■ RECORDS SHOWN ■

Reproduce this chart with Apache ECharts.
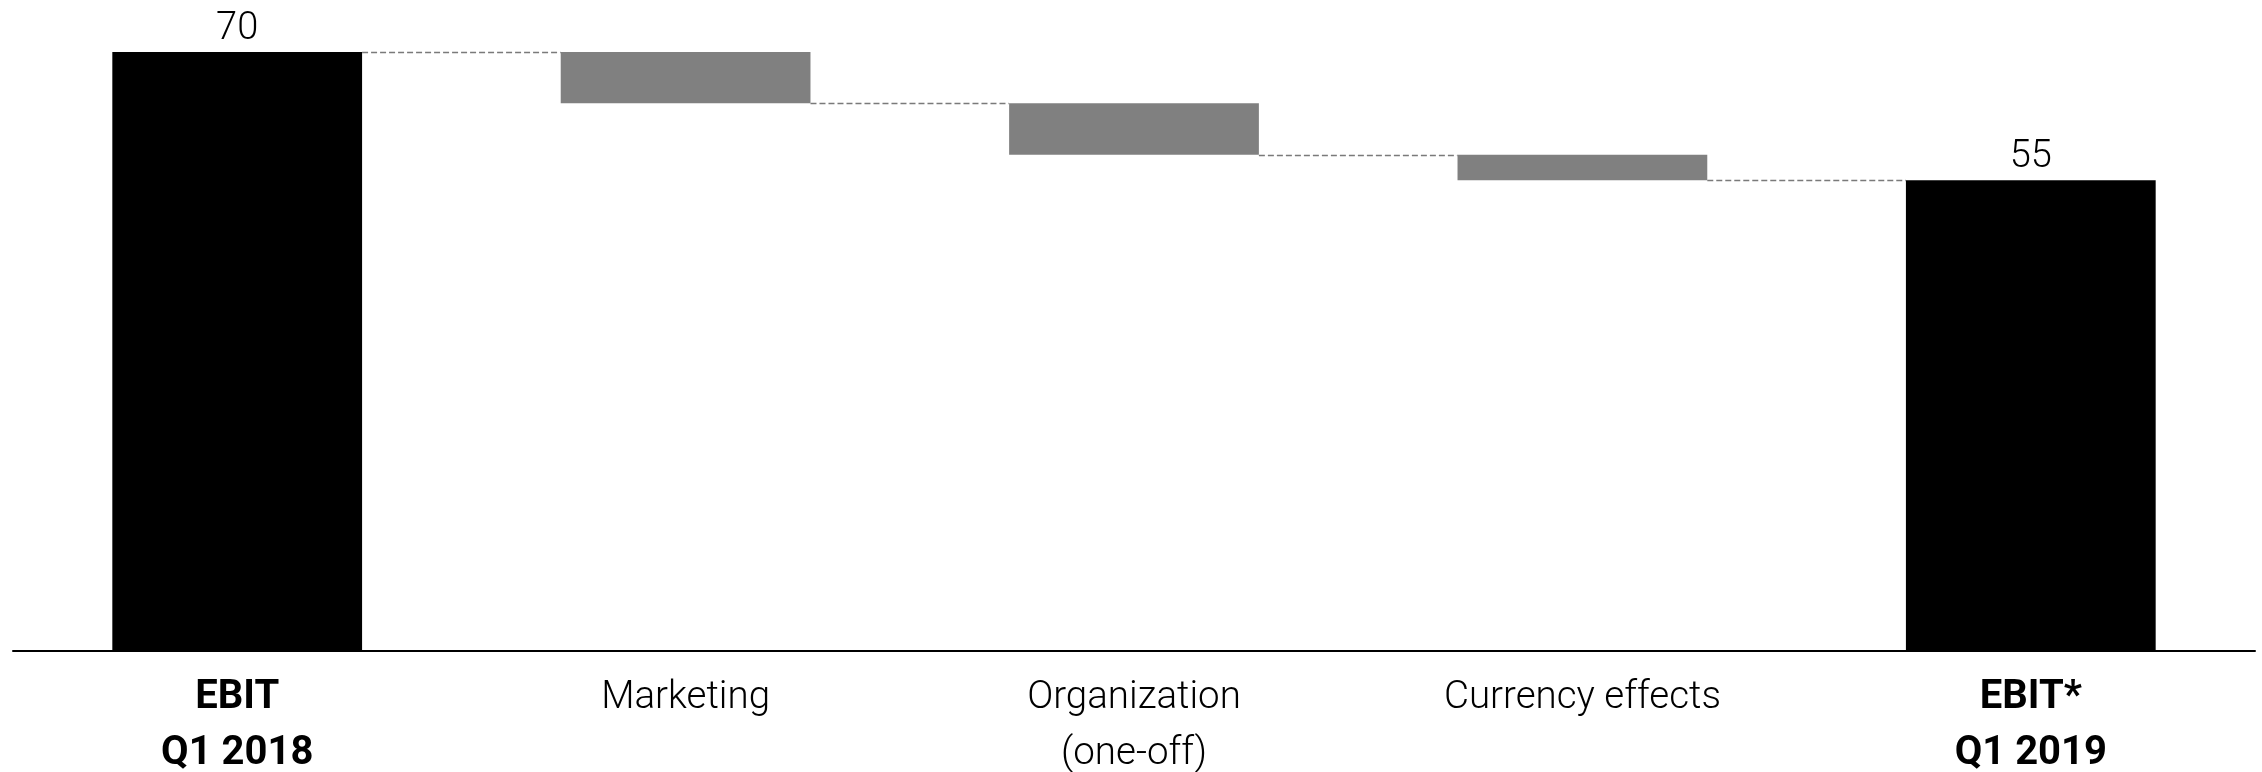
<!DOCTYPE html>
<html>
<head>
<meta charset="utf-8">
<script src="https://cdn.jsdelivr.net/npm/echarts@6/dist/echarts.min.js"></script>
<style>
  html, body { margin: 0; padding: 0; background: #ffffff; }
  #chart { width: 2262px; height: 772px; }
</style>
</head>
<body>
<div id="chart"></div>
<script>
// EBIT bridge Q1 2018 -> Q1 2019
const categories = ['EBIT\nQ1 2018', 'Marketing', 'Organization\n(one-off)', 'Currency effects', 'EBIT*\nQ1 2019'];
const kinds = ['total', 'delta', 'delta', 'delta', 'total'];
const values = [70, -6, -6, -3, 55];

const BAR_RATIO = 0.557;
const FONT = 'Roboto, "Liberation Sans", sans-serif';

// Totals stand on the axis; deltas float between the running levels
const bases = [];
const heights = [];
const levels = [];
let level = 0;
values.forEach((v, i) => {
  if (kinds[i] === 'total') {
    bases.push(0);
    heights.push(v);
    level = v;
  } else {
    const next = level + v;
    bases.push(Math.min(level, next));
    heights.push(Math.abs(v));
    level = next;
  }
  levels.push(level);
});

// Connector segments: from the right edge of bar i to the left edge of bar i+1
const connectors = levels.slice(0, -1).map((lv, i) => [i, lv]);

const chart = echarts.init(document.getElementById('chart'), null, { renderer: 'canvas' });

chart.setOption({
  animation: false,
  backgroundColor: '#ffffff',
  grid: { left: 13, right: 7, top: 52, bottom: 121, containLabel: false, outerBoundsMode: 'none' },
  xAxis: {
    type: 'category',
    data: categories,
    axisTick: { show: false },
    axisLine: { show: true, lineStyle: { color: '#000000', width: 2 } },
    axisLabel: {
      interval: 0,
      margin: 19,
      formatter: (val, idx) => {
        const style = kinds[idx] === 'total' ? 'b' : 'n';
        return val.split('\n').map(s => '{' + style + '|' + s + '}').join('\n');
      },
      rich: {
        b: { fontFamily: FONT, fontSize: 40, fontWeight: 'bold', color: '#000000', lineHeight: 56 },
        n: { fontFamily: FONT, fontSize: 38.5, fontWeight: 300, color: '#000000', lineHeight: 56 }
      }
    }
  },
  yAxis: {
    type: 'value',
    min: 0,
    max: 70,
    show: false,
    splitLine: { show: false }
  },
  series: [
    {
      name: 'base',
      type: 'bar',
      stack: 'bridge',
      barWidth: (BAR_RATIO * 100) + '%',
      itemStyle: { color: 'transparent' },
      emphasis: { disabled: true },
      data: bases
    },
    {
      name: 'step',
      type: 'bar',
      stack: 'bridge',
      barWidth: (BAR_RATIO * 100) + '%',
      emphasis: { disabled: true },
      data: heights.map((h, i) => ({
        value: h,
        itemStyle: { color: kinds[i] === 'total' ? '#000000' : '#808080' },
        label: {
          show: kinds[i] === 'total',
          position: 'top',
          distance: 4,
          formatter: () => String(values[i]),
          fontFamily: FONT,
          fontSize: 38,
          fontWeight: 300,
          color: '#000000'
        }
      }))
    },
    {
      name: 'connector',
      type: 'custom',
      silent: true,
      z: 5,
      data: connectors,
      renderItem: (params, api) => {
        const p = api.coord([api.value(0), api.value(1)]);
        const band = api.size([1, 0])[0];
        const half = band * BAR_RATIO / 2;
        const y = Math.round(p[1]) + 0.5;
        return {
          type: 'line',
          shape: { x1: p[0] + half, y1: y, x2: p[0] + band - half, y2: y },
          style: { stroke: '#7a7a7a', lineWidth: 1.5, lineDash: [6, 3] }
        };
      }
    }
  ]
});
</script>
</body>
</html>
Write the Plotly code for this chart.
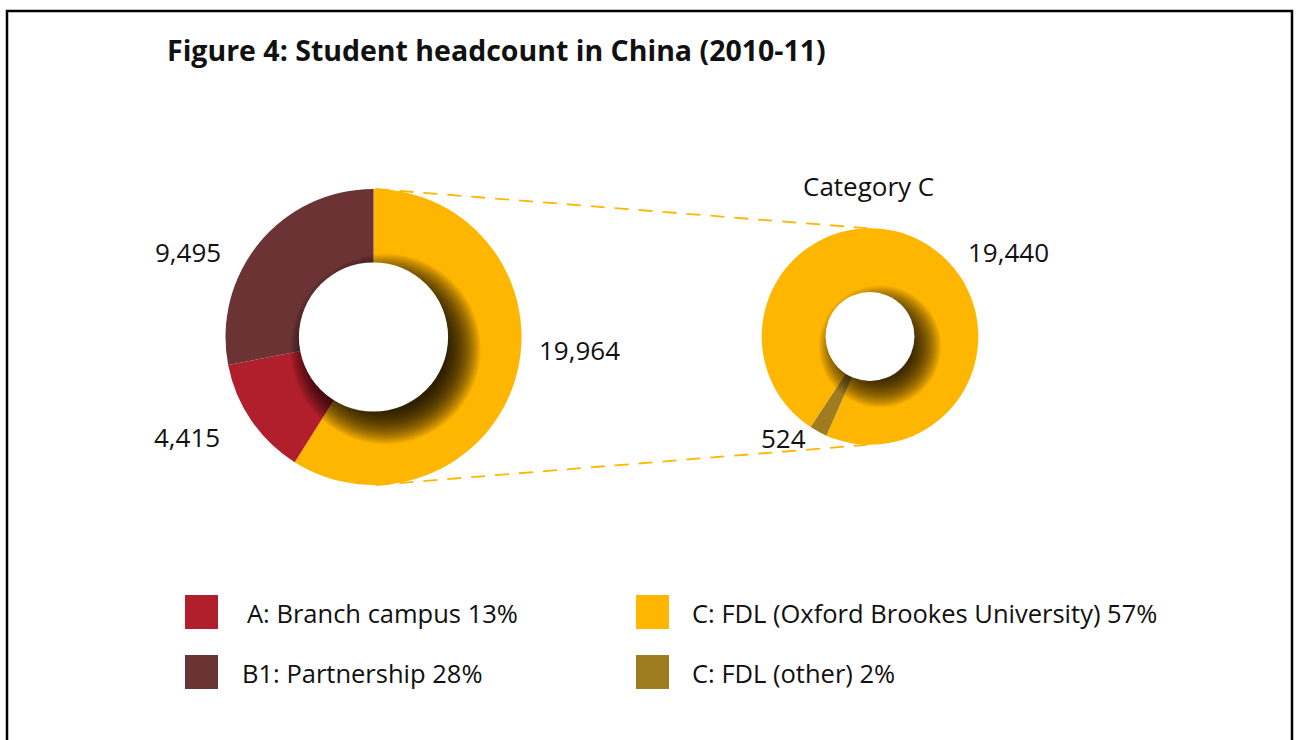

■ WHAT THE TASK REQUIRES ■
In the data above, tally the lines holding "this" and answer with the figure only.

■ SOLUTION ■
2